At Stanford, I got interested in how big science works. How can hundreds of people all collaborate on making some of the hardest measurements ever attempted? There are so many details that need attending to, but also so much data to process: wrapping our heads around the task takes a lot of communication. On many different scales, between groups of varying size, meeting at varying frequency and transmitting varying amounts of information - we put a lot of effort into designing and facilitating communication. These days we have a lot of technology for communicating with each other, over the internet. We write documents, give talks, meet up by video, message each other, share results, all while looking at rectangular glowing screens of various sizes, and tapping away on our plastic typewriters. There’s a buzz to it, the doing of more, the figuring of things out faster - and we are getting there, solving our problem together.

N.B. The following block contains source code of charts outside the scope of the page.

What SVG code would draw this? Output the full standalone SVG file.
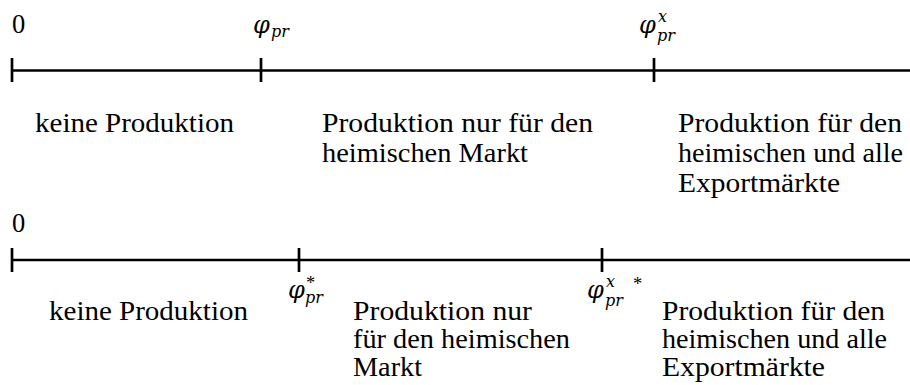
<svg xmlns="http://www.w3.org/2000/svg" width="910" height="385" viewBox="0 0 910 385">
<style>
text{fill:#000;font-family:'Liberation Serif','Times New Roman',serif}
.t{font-size:26.5px}
.m{font-family:'DejaVu Serif','Liberation Serif',serif;font-style:italic;font-size:24px}
.s{font-family:'DejaVu Serif','Liberation Serif',serif;font-style:italic;font-size:16px}
.st{font-family:'Liberation Serif',serif;font-style:normal;font-size:18.5px}
.ax{stroke:#000;stroke-width:2.7;fill:none}
</style>
<rect width="910" height="385" fill="#fff"/>
<g id="connectors">
  <line class="ax" x1="12" y1="70.5" x2="910" y2="70.5"/>
  <line class="ax" x1="12" y1="260" x2="910" y2="260"/>
</g>
<g id="top-axis">
  <g id="tick-top-0">
    <line class="ax" x1="12" y1="58" x2="12" y2="82"/>
    <text class="t" x="12" y="33">0</text>
  </g>
  <g id="tick-top-phi">
    <line class="ax" x1="261" y1="58" x2="261" y2="82"/>
    <text class="m"><tspan x="253" y="33">φ</tspan><tspan class="s" x="271" y="37">pr</tspan></text>
  </g>
  <g id="tick-top-phix">
    <line class="ax" x1="654" y1="58" x2="654" y2="82"/>
    <text class="m"><tspan x="639" y="33">φ</tspan><tspan class="s" x="658" y="21.5">x</tspan><tspan class="s" x="657" y="40.5">pr</tspan></text>
  </g>
  <g id="region-top-1">
    <text class="t" x="35" y="132" textLength="199" lengthAdjust="spacingAndGlyphs">keine Produktion</text>
  </g>
  <g id="region-top-2">
    <text class="t" x="322" y="132" textLength="271" lengthAdjust="spacingAndGlyphs">Produktion nur für den</text>
    <text class="t" x="322" y="162" textLength="206" lengthAdjust="spacingAndGlyphs">heimischen Markt</text>
  </g>
  <g id="region-top-3">
    <text class="t" x="678" y="132" textLength="224" lengthAdjust="spacingAndGlyphs">Produktion für den</text>
    <text class="t" x="678" y="162" textLength="225" lengthAdjust="spacingAndGlyphs">heimischen und alle</text>
    <text class="t" x="678" y="192" textLength="162" lengthAdjust="spacingAndGlyphs">Exportmärkte</text>
  </g>
</g>
<g id="bottom-axis">
  <g id="tick-bottom-0">
    <line class="ax" x1="12" y1="248" x2="12" y2="272"/>
    <text class="t" x="12" y="232">0</text>
  </g>
  <g id="tick-bottom-phistar">
    <line class="ax" x1="299" y1="248" x2="299" y2="272"/>
    <text class="m"><tspan x="288" y="298">φ</tspan><tspan class="st" x="306" y="289">*</tspan><tspan class="s" x="305" y="302.5">pr</tspan></text>
  </g>
  <g id="tick-bottom-phixstar">
    <line class="ax" x1="602" y1="248" x2="602" y2="272"/>
    <text class="m"><tspan x="587" y="298">φ</tspan><tspan class="s" x="606" y="287">x</tspan><tspan class="s" x="605" y="305.5">pr</tspan><tspan class="st" x="633" y="290">*</tspan></text>
  </g>
  <g id="region-bottom-1">
    <text class="t" x="49" y="320" textLength="199" lengthAdjust="spacingAndGlyphs">keine Produktion</text>
  </g>
  <g id="region-bottom-2">
    <text class="t" x="353" y="320" textLength="179" lengthAdjust="spacingAndGlyphs">Produktion nur</text>
    <text class="t" x="353" y="348" textLength="217" lengthAdjust="spacingAndGlyphs">für den heimischen</text>
    <text class="t" x="353" y="376" textLength="69" lengthAdjust="spacingAndGlyphs">Markt</text>
  </g>
  <g id="region-bottom-3">
    <text class="t" x="662" y="320" textLength="223" lengthAdjust="spacingAndGlyphs">Produktion für den</text>
    <text class="t" x="662" y="348" textLength="225" lengthAdjust="spacingAndGlyphs">heimischen und alle</text>
    <text class="t" x="662" y="376" textLength="163" lengthAdjust="spacingAndGlyphs">Exportmärkte</text>
  </g>
</g>
</svg>
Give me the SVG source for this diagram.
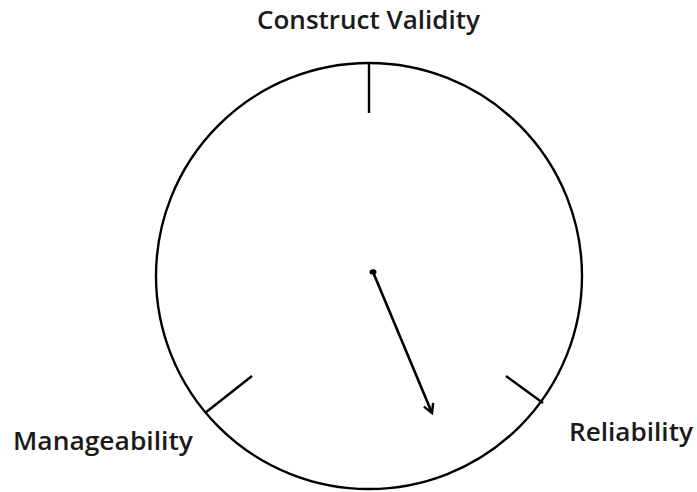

But: it’s exhausting! Every single one of my colleagues is in a more or less constant battle to reduce the amount of email they get. I’ve resorted to setting New Year’s Resolutions to “Keep On Top Of Things” (last year) and “Not To Look Away” (this year), because part of my job is to be responsible for all our communication working well, even though on many mornings I would rather not open my heaving inbox at all. There seems to be only so much communication I can do: I used to be much more sociable outside of work, but these days when I get home I am happy to quietly switch off. Weekends have become more and more precious, and the garden has become an oasis of calm. I’ve been surprised to find that while weeding, planting, or digging, it’s not possible to think hard about anything else apart from the task at hand, and it’s a welcome break! Having said that, I can just about turn the dirt in my mind over as I go, lightly pondering the problems of the week, and sometimes solutions grow slowly, to be picked fresh on Monday morning. But it’s good to be in the garden incommunicado, recuperating before reconnecting.